> **DATA FOR PROCESSING**
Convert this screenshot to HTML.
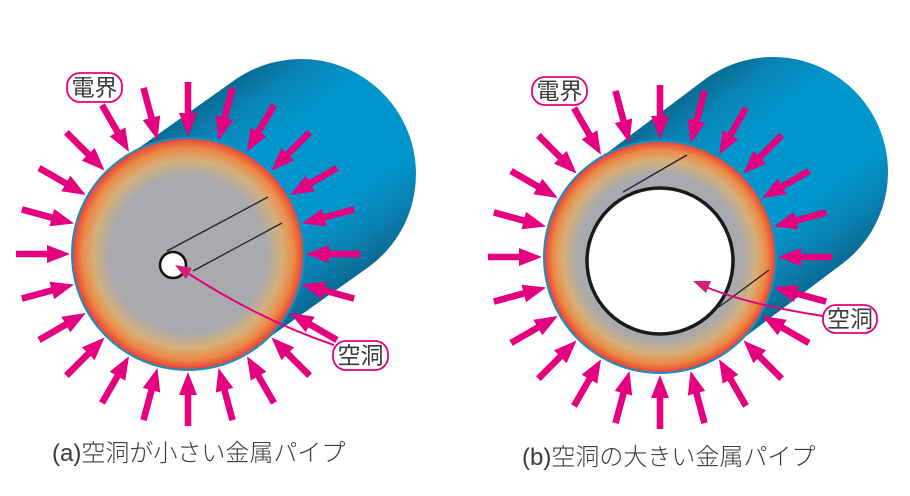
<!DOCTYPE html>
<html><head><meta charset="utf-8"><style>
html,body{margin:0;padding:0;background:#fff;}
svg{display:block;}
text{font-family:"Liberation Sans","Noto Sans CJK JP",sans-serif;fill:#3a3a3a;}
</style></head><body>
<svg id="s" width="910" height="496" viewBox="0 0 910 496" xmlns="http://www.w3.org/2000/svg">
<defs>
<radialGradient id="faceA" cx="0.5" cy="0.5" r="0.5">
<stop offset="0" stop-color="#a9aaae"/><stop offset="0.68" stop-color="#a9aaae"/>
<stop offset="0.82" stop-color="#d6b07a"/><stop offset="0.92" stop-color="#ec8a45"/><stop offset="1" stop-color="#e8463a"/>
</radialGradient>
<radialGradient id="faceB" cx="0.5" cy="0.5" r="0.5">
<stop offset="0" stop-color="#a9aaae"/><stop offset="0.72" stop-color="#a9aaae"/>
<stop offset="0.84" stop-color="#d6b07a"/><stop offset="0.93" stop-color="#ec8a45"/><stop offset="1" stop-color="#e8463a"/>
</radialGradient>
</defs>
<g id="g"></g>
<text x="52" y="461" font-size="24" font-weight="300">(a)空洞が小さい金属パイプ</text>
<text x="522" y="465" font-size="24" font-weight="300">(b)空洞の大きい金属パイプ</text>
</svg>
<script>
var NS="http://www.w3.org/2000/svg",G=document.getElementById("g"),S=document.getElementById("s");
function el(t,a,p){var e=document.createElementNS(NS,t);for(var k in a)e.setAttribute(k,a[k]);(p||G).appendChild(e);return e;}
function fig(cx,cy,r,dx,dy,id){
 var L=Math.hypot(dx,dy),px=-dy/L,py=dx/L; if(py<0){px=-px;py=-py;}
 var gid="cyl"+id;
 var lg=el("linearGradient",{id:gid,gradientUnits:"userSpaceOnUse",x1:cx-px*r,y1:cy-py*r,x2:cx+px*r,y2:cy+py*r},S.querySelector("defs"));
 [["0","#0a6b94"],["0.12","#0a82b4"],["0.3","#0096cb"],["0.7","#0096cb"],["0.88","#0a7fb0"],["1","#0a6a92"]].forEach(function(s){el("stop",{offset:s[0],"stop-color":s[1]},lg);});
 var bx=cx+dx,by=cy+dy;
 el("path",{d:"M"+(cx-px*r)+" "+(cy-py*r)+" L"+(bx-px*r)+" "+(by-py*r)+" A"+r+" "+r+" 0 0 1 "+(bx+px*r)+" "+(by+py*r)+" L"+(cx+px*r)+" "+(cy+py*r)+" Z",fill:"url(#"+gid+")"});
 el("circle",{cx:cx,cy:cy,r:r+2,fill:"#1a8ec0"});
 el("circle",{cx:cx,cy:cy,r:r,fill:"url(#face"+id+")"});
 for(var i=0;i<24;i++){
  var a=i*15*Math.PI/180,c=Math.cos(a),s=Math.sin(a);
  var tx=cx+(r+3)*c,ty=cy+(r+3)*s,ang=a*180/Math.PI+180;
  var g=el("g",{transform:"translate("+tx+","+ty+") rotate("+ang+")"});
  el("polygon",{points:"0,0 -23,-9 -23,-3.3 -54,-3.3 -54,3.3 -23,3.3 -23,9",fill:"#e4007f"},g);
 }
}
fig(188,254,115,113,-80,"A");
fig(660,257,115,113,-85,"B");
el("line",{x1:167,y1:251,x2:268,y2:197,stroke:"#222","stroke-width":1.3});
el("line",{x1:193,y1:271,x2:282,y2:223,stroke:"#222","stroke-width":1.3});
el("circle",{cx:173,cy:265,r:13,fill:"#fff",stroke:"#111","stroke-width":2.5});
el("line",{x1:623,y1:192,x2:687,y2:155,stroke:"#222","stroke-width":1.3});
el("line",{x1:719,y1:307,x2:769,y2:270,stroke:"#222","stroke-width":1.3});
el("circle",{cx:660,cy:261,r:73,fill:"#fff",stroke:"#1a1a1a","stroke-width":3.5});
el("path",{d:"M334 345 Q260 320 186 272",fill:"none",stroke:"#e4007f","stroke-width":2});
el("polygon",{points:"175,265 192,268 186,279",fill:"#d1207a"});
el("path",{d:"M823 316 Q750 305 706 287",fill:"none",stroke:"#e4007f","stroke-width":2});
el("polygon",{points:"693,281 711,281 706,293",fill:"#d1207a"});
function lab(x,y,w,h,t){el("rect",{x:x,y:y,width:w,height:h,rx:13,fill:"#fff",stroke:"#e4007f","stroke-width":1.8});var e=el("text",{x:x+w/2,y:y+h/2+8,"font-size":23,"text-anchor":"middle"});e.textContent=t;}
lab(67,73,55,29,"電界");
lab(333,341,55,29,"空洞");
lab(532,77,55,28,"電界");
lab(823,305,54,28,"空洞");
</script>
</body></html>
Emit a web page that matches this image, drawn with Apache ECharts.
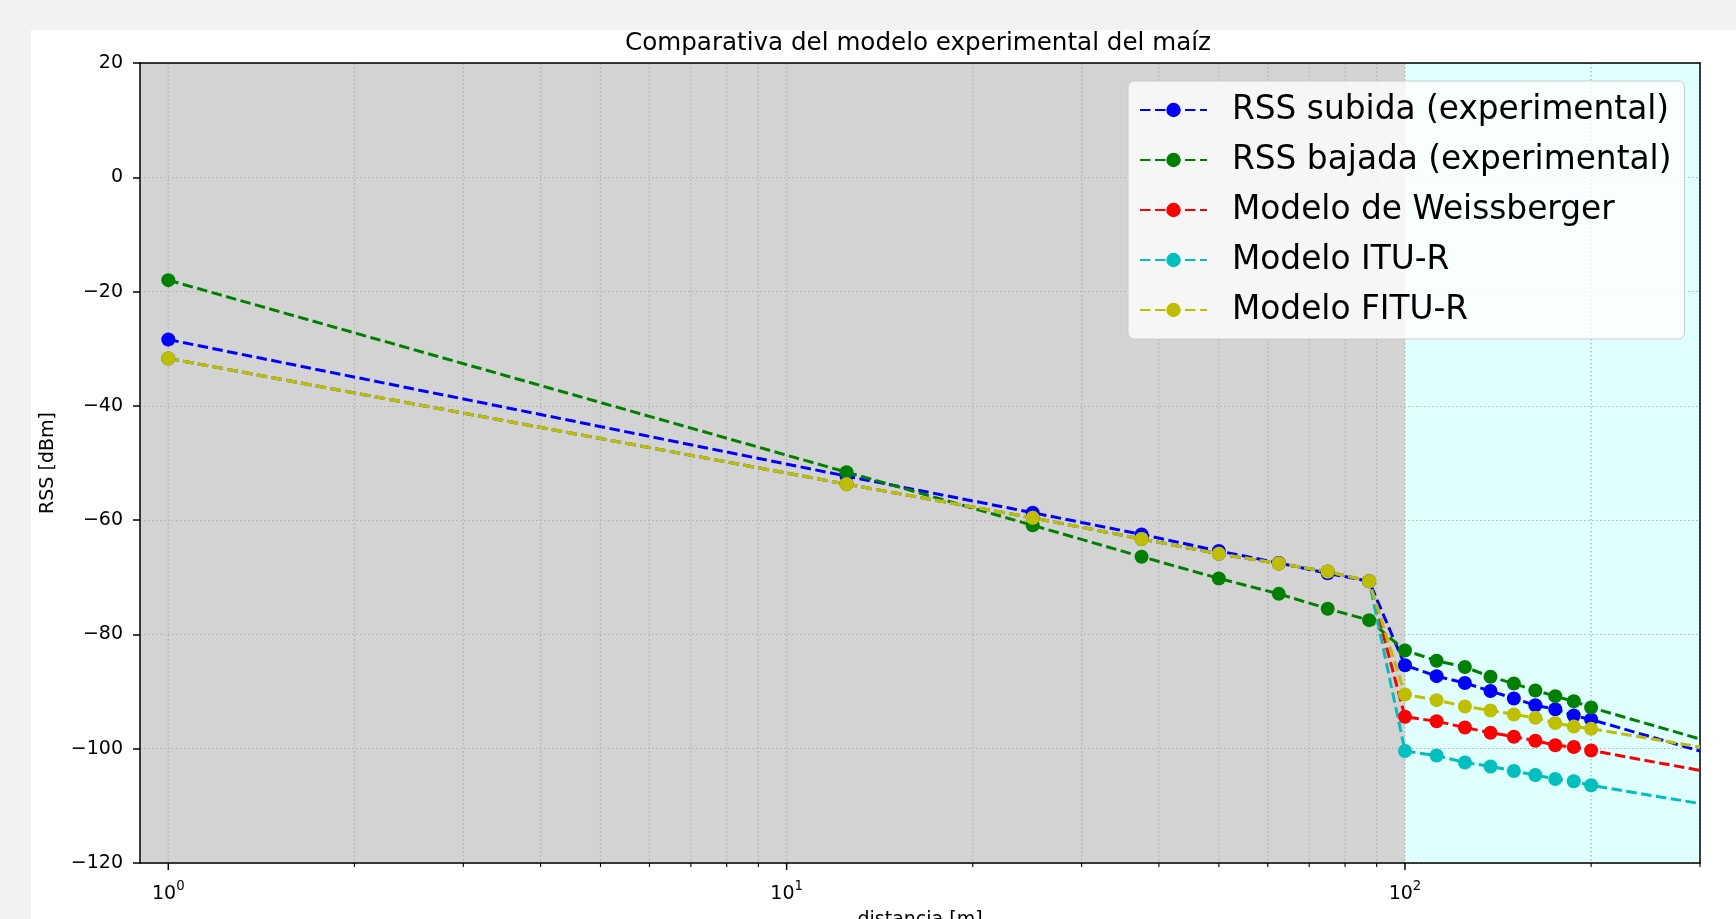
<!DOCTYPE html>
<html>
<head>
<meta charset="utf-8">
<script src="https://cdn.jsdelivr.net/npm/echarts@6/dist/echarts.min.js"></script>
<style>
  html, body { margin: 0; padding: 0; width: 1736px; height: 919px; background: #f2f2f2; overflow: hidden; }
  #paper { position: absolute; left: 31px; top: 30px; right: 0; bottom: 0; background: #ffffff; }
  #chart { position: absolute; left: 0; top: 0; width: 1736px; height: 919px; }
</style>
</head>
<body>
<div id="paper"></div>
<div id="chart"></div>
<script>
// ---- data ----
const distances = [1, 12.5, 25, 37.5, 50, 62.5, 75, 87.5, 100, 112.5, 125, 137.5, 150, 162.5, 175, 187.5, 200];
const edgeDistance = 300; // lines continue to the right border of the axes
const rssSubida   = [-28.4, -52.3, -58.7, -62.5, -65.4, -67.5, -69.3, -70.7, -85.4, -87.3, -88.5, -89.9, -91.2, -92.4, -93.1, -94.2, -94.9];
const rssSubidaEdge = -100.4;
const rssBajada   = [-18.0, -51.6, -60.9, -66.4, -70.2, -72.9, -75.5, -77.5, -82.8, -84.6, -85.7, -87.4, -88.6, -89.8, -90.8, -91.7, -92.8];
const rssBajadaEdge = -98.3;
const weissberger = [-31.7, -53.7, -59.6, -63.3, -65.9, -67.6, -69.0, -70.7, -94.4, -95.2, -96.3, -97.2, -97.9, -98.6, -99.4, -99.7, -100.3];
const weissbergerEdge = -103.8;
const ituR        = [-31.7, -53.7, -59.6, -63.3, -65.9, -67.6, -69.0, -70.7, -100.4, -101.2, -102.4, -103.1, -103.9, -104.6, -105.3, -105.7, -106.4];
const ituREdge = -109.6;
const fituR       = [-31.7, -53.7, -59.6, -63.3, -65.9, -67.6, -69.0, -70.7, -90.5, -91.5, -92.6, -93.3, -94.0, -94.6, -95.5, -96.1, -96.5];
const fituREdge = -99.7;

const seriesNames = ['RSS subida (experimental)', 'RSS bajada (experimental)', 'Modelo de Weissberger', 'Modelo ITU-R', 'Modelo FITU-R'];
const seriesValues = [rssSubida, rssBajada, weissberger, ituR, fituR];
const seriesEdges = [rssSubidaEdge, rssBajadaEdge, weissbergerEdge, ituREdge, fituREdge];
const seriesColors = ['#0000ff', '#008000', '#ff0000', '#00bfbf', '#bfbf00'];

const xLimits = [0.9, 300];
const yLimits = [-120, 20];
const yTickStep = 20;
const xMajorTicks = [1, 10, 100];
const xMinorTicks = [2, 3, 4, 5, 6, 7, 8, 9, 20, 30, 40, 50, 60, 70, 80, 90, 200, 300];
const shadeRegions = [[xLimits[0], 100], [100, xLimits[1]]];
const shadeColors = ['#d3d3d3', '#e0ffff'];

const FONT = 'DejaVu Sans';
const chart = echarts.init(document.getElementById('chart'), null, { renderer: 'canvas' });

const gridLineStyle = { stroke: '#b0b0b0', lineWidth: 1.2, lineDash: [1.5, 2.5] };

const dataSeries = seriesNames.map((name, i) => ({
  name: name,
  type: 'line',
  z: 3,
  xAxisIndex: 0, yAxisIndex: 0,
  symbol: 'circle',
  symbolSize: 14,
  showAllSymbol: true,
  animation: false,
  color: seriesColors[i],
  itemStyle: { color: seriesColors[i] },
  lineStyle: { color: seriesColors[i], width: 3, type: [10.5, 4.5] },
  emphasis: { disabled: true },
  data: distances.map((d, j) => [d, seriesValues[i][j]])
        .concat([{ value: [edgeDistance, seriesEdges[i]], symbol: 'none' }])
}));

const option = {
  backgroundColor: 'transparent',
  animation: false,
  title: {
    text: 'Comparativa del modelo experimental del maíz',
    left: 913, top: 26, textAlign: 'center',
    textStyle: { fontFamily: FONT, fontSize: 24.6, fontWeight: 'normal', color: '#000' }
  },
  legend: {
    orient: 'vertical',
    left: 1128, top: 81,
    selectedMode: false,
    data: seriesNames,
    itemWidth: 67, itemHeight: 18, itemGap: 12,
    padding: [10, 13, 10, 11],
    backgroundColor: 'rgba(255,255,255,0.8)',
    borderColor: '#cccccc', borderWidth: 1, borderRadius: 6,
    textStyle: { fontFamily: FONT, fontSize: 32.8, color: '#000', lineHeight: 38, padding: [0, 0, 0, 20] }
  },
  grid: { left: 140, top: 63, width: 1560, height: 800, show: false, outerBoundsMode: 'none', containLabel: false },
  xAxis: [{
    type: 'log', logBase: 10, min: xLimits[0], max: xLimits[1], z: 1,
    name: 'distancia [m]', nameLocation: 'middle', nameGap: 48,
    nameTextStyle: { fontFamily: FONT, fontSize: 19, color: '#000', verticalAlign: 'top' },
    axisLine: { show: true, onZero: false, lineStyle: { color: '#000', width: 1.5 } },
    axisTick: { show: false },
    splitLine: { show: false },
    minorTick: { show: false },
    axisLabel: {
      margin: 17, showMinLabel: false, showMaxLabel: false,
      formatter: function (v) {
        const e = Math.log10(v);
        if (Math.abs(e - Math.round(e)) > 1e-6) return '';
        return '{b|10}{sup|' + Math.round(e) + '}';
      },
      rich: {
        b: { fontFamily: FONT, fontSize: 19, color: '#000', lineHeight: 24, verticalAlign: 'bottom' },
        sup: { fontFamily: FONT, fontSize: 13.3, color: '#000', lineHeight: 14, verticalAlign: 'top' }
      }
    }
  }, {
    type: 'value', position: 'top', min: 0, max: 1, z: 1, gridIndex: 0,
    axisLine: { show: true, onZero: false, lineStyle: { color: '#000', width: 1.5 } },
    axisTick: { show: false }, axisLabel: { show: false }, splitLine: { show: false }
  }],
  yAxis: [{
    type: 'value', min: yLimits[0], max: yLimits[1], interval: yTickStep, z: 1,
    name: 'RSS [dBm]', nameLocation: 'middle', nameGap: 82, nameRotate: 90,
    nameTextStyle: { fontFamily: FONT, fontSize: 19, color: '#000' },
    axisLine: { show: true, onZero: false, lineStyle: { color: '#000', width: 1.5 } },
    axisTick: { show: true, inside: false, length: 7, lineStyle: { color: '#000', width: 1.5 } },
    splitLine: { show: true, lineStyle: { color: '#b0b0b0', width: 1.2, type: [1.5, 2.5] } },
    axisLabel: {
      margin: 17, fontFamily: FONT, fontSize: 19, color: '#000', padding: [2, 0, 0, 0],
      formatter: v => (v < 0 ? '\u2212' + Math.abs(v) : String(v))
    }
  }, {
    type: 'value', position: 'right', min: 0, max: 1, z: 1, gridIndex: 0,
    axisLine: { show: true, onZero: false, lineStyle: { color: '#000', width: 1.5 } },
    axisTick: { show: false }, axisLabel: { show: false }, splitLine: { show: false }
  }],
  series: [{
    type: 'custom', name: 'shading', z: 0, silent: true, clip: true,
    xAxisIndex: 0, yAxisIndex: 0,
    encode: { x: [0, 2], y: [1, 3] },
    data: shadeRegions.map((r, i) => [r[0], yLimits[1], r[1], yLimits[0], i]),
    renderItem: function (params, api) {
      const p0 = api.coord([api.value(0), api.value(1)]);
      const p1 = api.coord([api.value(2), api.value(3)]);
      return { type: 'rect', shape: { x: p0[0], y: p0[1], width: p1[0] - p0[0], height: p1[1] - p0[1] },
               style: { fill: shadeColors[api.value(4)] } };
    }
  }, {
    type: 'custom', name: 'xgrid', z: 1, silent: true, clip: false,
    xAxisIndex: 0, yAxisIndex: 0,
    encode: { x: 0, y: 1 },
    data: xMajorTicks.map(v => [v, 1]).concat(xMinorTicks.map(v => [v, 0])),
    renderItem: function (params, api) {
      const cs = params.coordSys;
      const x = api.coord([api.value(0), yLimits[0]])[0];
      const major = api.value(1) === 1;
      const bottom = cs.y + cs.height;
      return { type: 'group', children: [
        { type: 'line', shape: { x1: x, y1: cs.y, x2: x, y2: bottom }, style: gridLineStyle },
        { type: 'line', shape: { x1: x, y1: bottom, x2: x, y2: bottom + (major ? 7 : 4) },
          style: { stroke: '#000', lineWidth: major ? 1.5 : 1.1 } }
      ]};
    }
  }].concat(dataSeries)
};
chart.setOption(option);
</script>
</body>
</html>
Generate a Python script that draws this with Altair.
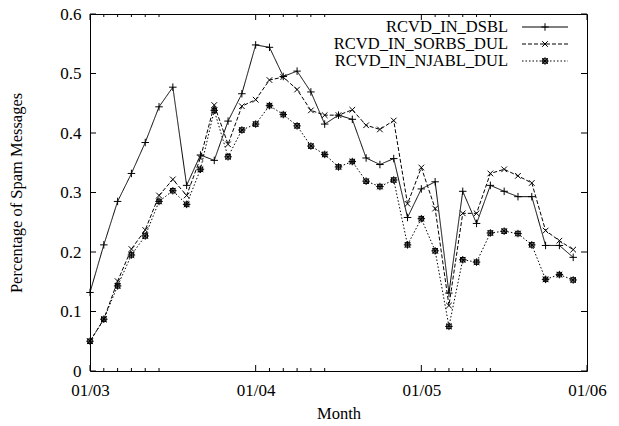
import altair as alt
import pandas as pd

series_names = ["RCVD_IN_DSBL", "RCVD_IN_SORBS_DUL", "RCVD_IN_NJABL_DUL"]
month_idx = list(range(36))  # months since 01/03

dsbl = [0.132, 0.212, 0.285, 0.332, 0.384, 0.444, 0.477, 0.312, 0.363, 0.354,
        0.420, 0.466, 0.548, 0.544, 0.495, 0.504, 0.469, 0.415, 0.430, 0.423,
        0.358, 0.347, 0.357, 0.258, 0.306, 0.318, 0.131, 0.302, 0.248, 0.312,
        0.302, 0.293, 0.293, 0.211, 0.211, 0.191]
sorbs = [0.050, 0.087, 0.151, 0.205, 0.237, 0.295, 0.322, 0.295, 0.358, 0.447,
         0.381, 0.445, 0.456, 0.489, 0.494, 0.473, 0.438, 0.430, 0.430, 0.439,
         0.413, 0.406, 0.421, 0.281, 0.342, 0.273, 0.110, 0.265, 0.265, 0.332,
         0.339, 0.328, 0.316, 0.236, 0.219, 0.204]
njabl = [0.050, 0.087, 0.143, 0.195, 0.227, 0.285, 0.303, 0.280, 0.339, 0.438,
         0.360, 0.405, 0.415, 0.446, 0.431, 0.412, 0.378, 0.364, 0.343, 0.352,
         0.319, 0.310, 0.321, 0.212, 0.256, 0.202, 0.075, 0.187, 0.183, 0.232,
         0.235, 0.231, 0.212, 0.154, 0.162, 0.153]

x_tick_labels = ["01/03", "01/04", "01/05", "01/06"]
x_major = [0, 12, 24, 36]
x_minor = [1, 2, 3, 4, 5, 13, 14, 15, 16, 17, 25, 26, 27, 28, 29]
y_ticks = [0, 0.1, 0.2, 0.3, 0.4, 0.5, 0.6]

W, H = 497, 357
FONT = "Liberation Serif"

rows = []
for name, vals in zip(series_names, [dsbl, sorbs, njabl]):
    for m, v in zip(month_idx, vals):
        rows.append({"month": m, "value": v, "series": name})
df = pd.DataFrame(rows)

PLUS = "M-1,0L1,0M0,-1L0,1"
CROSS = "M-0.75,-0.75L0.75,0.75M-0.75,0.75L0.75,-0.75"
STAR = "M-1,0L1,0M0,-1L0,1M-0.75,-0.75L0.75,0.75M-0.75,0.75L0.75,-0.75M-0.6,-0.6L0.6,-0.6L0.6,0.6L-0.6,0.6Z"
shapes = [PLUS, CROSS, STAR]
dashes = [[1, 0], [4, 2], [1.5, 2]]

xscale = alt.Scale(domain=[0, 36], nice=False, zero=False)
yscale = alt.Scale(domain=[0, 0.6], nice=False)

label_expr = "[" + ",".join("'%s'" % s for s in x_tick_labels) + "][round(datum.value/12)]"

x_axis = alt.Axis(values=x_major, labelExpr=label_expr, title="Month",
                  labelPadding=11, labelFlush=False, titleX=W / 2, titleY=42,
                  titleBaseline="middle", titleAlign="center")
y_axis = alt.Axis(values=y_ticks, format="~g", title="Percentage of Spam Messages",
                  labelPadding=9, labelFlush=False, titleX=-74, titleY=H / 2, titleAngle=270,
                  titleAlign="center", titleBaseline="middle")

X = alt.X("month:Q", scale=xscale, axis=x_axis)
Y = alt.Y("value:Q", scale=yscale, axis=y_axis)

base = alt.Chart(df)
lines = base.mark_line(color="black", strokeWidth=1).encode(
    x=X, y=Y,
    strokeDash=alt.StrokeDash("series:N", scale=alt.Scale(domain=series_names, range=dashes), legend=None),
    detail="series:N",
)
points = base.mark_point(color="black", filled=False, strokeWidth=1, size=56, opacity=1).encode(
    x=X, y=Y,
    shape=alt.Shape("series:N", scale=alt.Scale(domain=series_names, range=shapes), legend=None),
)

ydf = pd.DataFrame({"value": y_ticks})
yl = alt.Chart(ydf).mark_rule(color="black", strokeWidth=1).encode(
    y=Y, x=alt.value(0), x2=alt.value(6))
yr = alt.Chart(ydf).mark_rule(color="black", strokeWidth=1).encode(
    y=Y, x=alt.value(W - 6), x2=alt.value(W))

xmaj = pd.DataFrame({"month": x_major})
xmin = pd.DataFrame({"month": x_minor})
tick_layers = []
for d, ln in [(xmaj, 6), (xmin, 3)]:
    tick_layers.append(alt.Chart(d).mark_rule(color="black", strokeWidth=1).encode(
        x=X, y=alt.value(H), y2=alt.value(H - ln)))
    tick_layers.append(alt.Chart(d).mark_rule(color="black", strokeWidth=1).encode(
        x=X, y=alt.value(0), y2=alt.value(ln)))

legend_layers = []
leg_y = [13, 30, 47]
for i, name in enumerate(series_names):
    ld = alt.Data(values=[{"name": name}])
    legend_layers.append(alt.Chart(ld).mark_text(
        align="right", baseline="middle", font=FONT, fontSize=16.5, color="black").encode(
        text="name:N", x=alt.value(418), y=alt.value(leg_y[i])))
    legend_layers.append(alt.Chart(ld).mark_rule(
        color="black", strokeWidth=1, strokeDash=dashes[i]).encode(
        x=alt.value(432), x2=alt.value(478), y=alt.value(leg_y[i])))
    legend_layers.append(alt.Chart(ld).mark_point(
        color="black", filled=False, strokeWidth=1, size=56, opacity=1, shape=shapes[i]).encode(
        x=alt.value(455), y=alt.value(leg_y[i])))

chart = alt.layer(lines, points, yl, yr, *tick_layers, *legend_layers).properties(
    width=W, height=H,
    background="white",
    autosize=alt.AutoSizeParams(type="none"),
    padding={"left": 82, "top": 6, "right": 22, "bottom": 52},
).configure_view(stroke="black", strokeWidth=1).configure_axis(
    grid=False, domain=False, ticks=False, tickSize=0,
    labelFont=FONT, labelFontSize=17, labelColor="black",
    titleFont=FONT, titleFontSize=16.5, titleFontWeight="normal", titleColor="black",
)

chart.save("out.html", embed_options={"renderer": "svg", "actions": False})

> **EXERCISE AIM**
Extract, without any images, the part of the material above that opens with the line containing "Generate a Python" and closes with the line containing "month_idx = list(range(36))", both lines included.

> **COMPLETED EXERCISE**
Generate a Python script that draws this with Altair.
import altair as alt
import pandas as pd

series_names = ["RCVD_IN_DSBL", "RCVD_IN_SORBS_DUL", "RCVD_IN_NJABL_DUL"]
month_idx = list(range(36))  # months since 01/03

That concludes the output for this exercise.